Closed Community, Layered Alibis
Lymstock's geographic and social insularity fosters both suspicion and the illusion that the culprit must be a prominent, trusted local. The small circle of major characters, their interconnections and rivalries, ensure that every alibi is both plausible and suspicious; everyone becomes a mini-archetype of English rural life and its pitfalls.
Foreshadowing and False Confession
Jerry's nightmares and Megan's intuitive sense of guilt predict later events. The false confession and arrest of Aimée Griffith, meanwhile, moves the plot through a classic "false solution," heightening dramatic tension and social commentary: the "obvious" suspect, chosen by type and gossip, is innocent of the actual murder.
The "Moving Finger" Metaphor
The title, drawn from Omar Khayyam, points to actions that, once taken (whether written or performed), cannot be undone or recalled.

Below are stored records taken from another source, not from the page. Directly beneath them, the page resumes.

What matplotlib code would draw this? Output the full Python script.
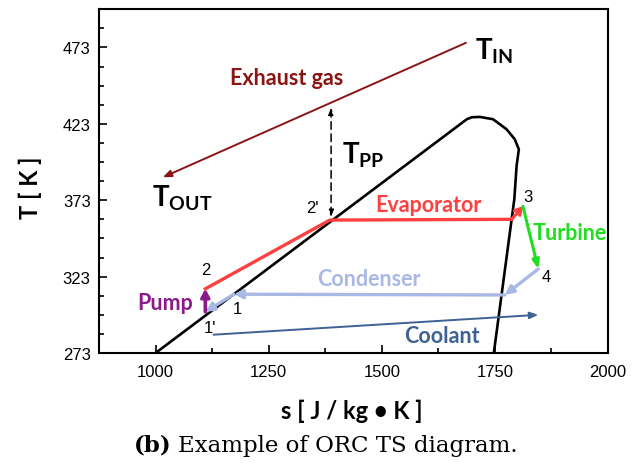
import matplotlib
matplotlib.use("Agg")
import matplotlib.pyplot as plt

plt.rcParams['font.family'] = ['Liberation Sans', 'DejaVu Sans']
plt.rcParams['mathtext.fontset'] = 'custom'
plt.rcParams['mathtext.rm'] = 'Lato'
plt.rcParams['mathtext.bf'] = 'Lato:bold'
plt.rcParams['mathtext.it'] = 'Lato:italic'

# saturation dome
dome_s = [1000, 1688, 1699, 1717, 1746, 1776, 1794, 1803, 1798, 1793, 1748]
dome_T = [273, 426, 427.3, 427.5, 426, 419.4, 412.9, 406.3, 395.4, 373.7, 273.7]

# cycle state points (s, T)
p1p = (1110, 300)    # 1'
p2 = (1110, 315)     # 2
p2p = (1385, 360)    # 2'
p_evap = (1787, 360.5)
p3 = (1812, 369)
p4 = (1846, 328)
p_cond = (1772, 311)
p1 = (1173, 311.5)

exhaust_in = (1686, 476)
exhaust_out = (1016, 388)
coolant_start = (1128, 285)
coolant_end = (1846, 298)
tpp_s = 1388
tpp_T = (433.6, 362)

xticks = [1000, 1250, 1500, 1750, 2000]
yticks = [273, 323, 373, 423, 473]

c_gas = '#8b1414'
c_evap = '#ff4040'
c_turb = '#22dd22'
c_cond = '#a9b8e4'
c_cool = '#3e6292'
c_pump = '#8b1a8b'

fig = plt.figure(figsize=(6.42, 4.64), dpi=100)
ax = fig.add_axes([0.1542, 0.237, 0.7928, 0.741])

ax.plot(dome_s, dome_T, color='black', lw=1.9, solid_capstyle='round')


def arrow(a, b, color, lw=1.6, style='-|>', hl=0.5, hw=0.25):
    ax.annotate('', xy=b, xytext=a,
                arrowprops=dict(arrowstyle=f'{style},head_length={hl},head_width={hw}',
                                color=color, lw=lw, shrinkA=0, shrinkB=0))


# evaporator
ax.plot([p2[0], p2p[0], p_evap[0]], [p2[1], p2p[1], p_evap[1]], color=c_evap, lw=2.4)
arrow(p_evap, p3, c_evap, lw=2.4, style='->', hl=0.4, hw=0.25)
# turbine
arrow(p3, p4, c_turb, lw=2.2, style='-|>', hl=0.5, hw=0.2)
# condenser
arrow(p4, p_cond, c_cond, lw=2.4, style='-|>', hl=0.5, hw=0.25)
arrow(p_cond, p1, c_cond, lw=2.4, style='-|>', hl=0.5, hw=0.25)
arrow(p1, p1p, c_cond, lw=2.4, style='-|>', hl=0.5, hw=0.25)
# pump
arrow(p1p, p2, c_pump, lw=2.6, style='-|>', hl=0.45, hw=0.25)
# exhaust gas and coolant
arrow(exhaust_in, exhaust_out, c_gas, lw=1.4, style='-|>', hl=0.5, hw=0.2)
arrow(coolant_start, coolant_end, c_cool, lw=1.4, style='-|>', hl=0.5, hw=0.2)
# pinch point
ax.annotate('', xy=(tpp_s, tpp_T[0]), xytext=(tpp_s, tpp_T[1]),
            arrowprops=dict(arrowstyle='<|-|>,head_length=0.4,head_width=0.15',
                            color='black', lw=1.1, linestyle=(0, (5, 3)),
                            shrinkA=0, shrinkB=0))

lab = dict(fontfamily='Lato', fontweight='bold', fontsize=15.5, ha='center', va='center')
ax.text(1290, 453.5, 'Exhaust gas', color=c_gas, **lab)
ax.text(1604, 370.5, 'Evaporator', color=c_evap, **lab)
ax.text(1916, 352, 'Turbine', color=c_turb, **lab)
ax.text(1472, 321.5, 'Condenser', color=c_cond, **lab)
ax.text(1634, 284.3, 'Coolant', color=c_cool, **lab)
ax.text(1022, 306, 'Pump', color=c_pump, **lab)

big = dict(fontsize=20, ha='left', va='center')
ax.text(1707, 471, r'$\mathbf{T}_{\mathbf{IN}}$', **big)
ax.text(992, 375, r'$\mathbf{T}_{\mathbf{OUT}}$', **big)
ax.text(1412, 403, r'$\mathbf{T}_{\mathbf{PP}}$', **big)

num = dict(fontsize=12, ha='center', va='center')
ax.text(1111, 327.5, '2', **num)
ax.text(1346, 368.5, "2'", **num)
ax.text(1823, 375.5, '3', **num)
ax.text(1864, 323, '4', **num)
ax.text(1181, 302, '1', **num)
ax.text(1120, 290, "1'", **num)

ax.set_xlim(875, 2000)
ax.set_ylim(273, 498)
ax.set_xticks(xticks)
ax.set_yticks(yticks)
ax.set_xticks([1125, 1375, 1625, 1875], minor=True)
ax.set_yticks([285.5, 298, 310.5, 335.5, 348, 360.5, 385.5, 398, 410.5, 435.5,
               448, 460.5, 485.5], minor=True)
ax.tick_params(which='both', direction='in', top=False, right=False, labelsize=12)
ax.tick_params(which='major', length=6, width=1.2)
ax.tick_params(which='minor', length=3.5, width=1.2)
ax.tick_params(axis='x', pad=8)
ax.tick_params(axis='y', pad=6)
for sp in ax.spines.values():
    sp.set_linewidth(1.5)

fig.text(30 / 642, 1 - 188 / 464, 'T [ K ]', rotation=90, fontfamily='Lato',
         fontweight='bold', fontsize=17, ha='center', va='center')
fig.text(352 / 642, 1 - 411 / 464, 's [ J / kg • K ]', fontfamily='Lato',
         fontweight='bold', fontsize=17, ha='center', va='center')

fig.text(172 / 642, 1 - 446 / 464, '(b)', fontfamily='DejaVu Serif',
         fontweight='bold', fontsize=16.5, ha='right', va='center')
fig.text(178 / 642, 1 - 446 / 464, 'Example of ORC TS diagram.',
         fontfamily='DejaVu Serif', fontsize=16.5, ha='left', va='center')

fig.savefig('out.png', dpi=100)
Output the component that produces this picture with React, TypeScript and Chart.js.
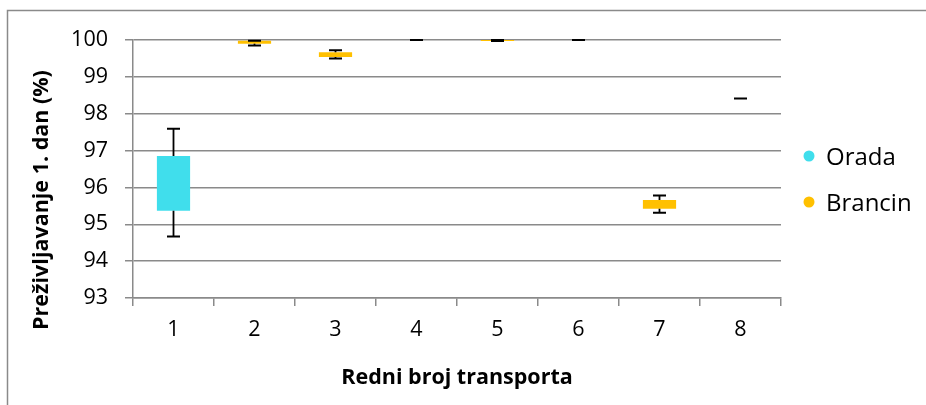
import React, { useEffect, useRef } from "react";
import { Chart, registerables } from "chart.js";

Chart.register(...registerables);

// Transport number on the x axis
const categories = ["1", "2", "3", "4", "5", "6", "7", "8"];

// Gilthead sea bream (Orada): quartile box and min/max whiskers, day-1 survival %
const oradaQ1 = [95.37, null, null, 100, null, 100, null, 98.41];
const oradaQ3 = [96.85, null, null, 100, null, 100, null, 98.41];
const oradaMin = [94.67, null, null, 100, null, 100, null, 98.41];
const oradaMax = [97.59, null, null, 100, null, 100, null, 98.41];

// European sea bass (Brancin)
const brancinQ1 = [null, 99.9, 99.54, null, 99.97, null, 95.42, null];
const brancinQ3 = [null, 99.98, 99.67, null, 100, null, 95.66, null];
const brancinMin = [null, 99.85, 99.5, null, 99.97, null, 95.31, null];
const brancinMax = [null, 99.98, 99.72, null, 100, null, 95.78, null];

const yTicks = [93, 94, 95, 96, 97, 98, 99, 100];

const seriesNames = ["Orada", "Brancin"];
const seriesColors = ["#40DEEC", "#FFC000"];

const FONT = "'Open Sans', 'Noto Sans', sans-serif";
const GRID = "#8a8a8a";

const boxes = (lo: (number | null)[], hi: (number | null)[]) =>
  lo.map((v, i) => (v === null || hi[i] === null ? null : [v, hi[i] as number]));

const whiskers = [
  { min: oradaMin, max: oradaMax, lo: oradaQ1, hi: oradaQ3 },
  { min: brancinMin, max: brancinMax, lo: brancinQ1, hi: brancinQ3 },
];

// Min/max whiskers with caps on top of the quartile boxes
const whiskerPlugin = {
  id: "whiskers",
  afterDatasetsDraw(chart: any) {
    const { ctx } = chart;
    const y = chart.scales.y;
    ctx.save();
    ctx.strokeStyle = "#000";
    whiskers.forEach((w, di) => {
      const meta = chart.getDatasetMeta(di);
      w.min.forEach((mn, i) => {
        const mx = w.max[i];
        if (mn === null || mx === null) return;
        const x = meta.data[i].x;
        const yMin = y.getPixelForValue(mn);
        const yMax = y.getPixelForValue(mx);
        const yLo = y.getPixelForValue(w.lo[i] as number);
        const yHi = y.getPixelForValue(w.hi[i] as number);
        ctx.lineWidth = 1.8;
        ctx.beginPath();
        ctx.moveTo(x, yMin);
        ctx.lineTo(x, yLo);
        ctx.moveTo(x, yHi);
        ctx.lineTo(x, yMax);
        ctx.stroke();
        ctx.lineWidth = 2;
        ctx.beginPath();
        ctx.moveTo(x - 6.5, yMin);
        ctx.lineTo(x + 6.5, yMin);
        ctx.moveTo(x - 6.5, yMax);
        ctx.lineTo(x + 6.5, yMax);
        ctx.stroke();
      });
    });
    ctx.restore();
  },
};

// Frame, axis titles and legend
const decorPlugin = {
  id: "decor",
  beforeDraw(chart: any) {
    const { ctx } = chart;
    ctx.save();
    ctx.fillStyle = "#fff";
    ctx.fillRect(0, 0, chart.width, chart.height);
    ctx.strokeStyle = GRID;
    ctx.lineWidth = 1.5;
    ctx.beginPath();
    ctx.moveTo(7.5, chart.height);
    ctx.lineTo(7.5, 10.5);
    ctx.lineTo(chart.width, 10.5);
    ctx.stroke();
    ctx.restore();
  },
  afterDraw(chart: any) {
    const { ctx, chartArea } = chart;
    ctx.save();
    ctx.fillStyle = "#000";
    ctx.font = `bold 21.5px ${FONT}`;
    ctx.textAlign = "center";
    ctx.textBaseline = "middle";
    ctx.fillText("Redni broj transporta", (chartArea.left + chartArea.right) / 2, 378);
    ctx.save();
    ctx.translate(42, 200);
    ctx.rotate(-Math.PI / 2);
    ctx.fillText("Preživljavanje 1. dan (%)", 0, 0);
    ctx.restore();

    ctx.font = `24px ${FONT}`;
    ctx.textAlign = "left";
    seriesNames.forEach((name, i) => {
      const cy = 156 + i * 46;
      ctx.fillStyle = seriesColors[i];
      ctx.beginPath();
      ctx.arc(809, cy, 5.5, 0, Math.PI * 2);
      ctx.fill();
      ctx.fillStyle = "#000";
      ctx.fillText(name, 826, cy + 2);
    });
    ctx.restore();
  },
};

export default function App() {
  const ref = useRef<HTMLCanvasElement>(null);

  useEffect(() => {
    if (!ref.current) return;
    const chart = new Chart(ref.current, {
      type: "bar",
      data: {
        labels: categories,
        datasets: [
          {
            label: seriesNames[0],
            data: boxes(oradaQ1, oradaQ3) as any,
            backgroundColor: seriesColors[0],
            borderWidth: 0,
            grouped: false,
            barPercentage: 0.41,
            categoryPercentage: 1,
          },
          {
            label: seriesNames[1],
            data: boxes(brancinQ1, brancinQ3) as any,
            backgroundColor: seriesColors[1],
            borderWidth: 0,
            grouped: false,
            barPercentage: 0.41,
            categoryPercentage: 1,
          },
        ],
      },
      options: {
        responsive: false,
        animation: false,
        layout: { padding: { top: 40, right: 145, left: 0, bottom: 0 } },
        plugins: { legend: { display: false }, tooltip: { enabled: false } },
        scales: {
          x: {
            offset: true,
            grid: {
              offset: true,
              drawOnChartArea: false,
              drawTicks: true,
              tickLength: 8,
              color: GRID,
              lineWidth: 1.5,
            },
            border: { color: GRID, width: 1.5 },
            ticks: { color: "#000", font: { family: FONT, size: 21.5 }, padding: 11 },
            afterFit: (s: any) => {
              s.height = 107;
            },
          },
          y: {
            min: 93,
            max: 100,
            afterBuildTicks: (s: any) => {
              s.ticks = yTicks.map((v) => ({ value: v }));
            },
            grid: { color: GRID, lineWidth: 1.5, tickLength: 8 },
            border: { color: GRID, width: 1.5 },
            ticks: { color: "#000", font: { family: FONT, size: 21.5 }, padding: 17 },
            afterFit: (s: any) => {
              s.width = 133;
            },
          },
        },
      },
      plugins: [decorPlugin, whiskerPlugin],
    });
    return () => chart.destroy();
  }, []);

  return (
    <div style={{ position: "absolute", left: 0, top: 0, width: 926, height: 405 }}>
      <canvas ref={ref} width={926} height={405} />
    </div>
  );
}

This motif haunts both the murderer and victims: the letters set off a chain that cannot be reversed; the murder planned cannot be disguised, only delayed.
Miss Marple's Psychological Detection
Unlike the methods of Nash and Graves, or even Jerry's methodical logic, Marple's "method" relies on analogy, intuition, and attention to emotional resonance. Her ability to compare characters and situations across communities leads to the critical breakthrough: the letters are too bland, too indiscriminate, to be the product of genuine gossip. For Marple, the heart of crime is not cunning, but character.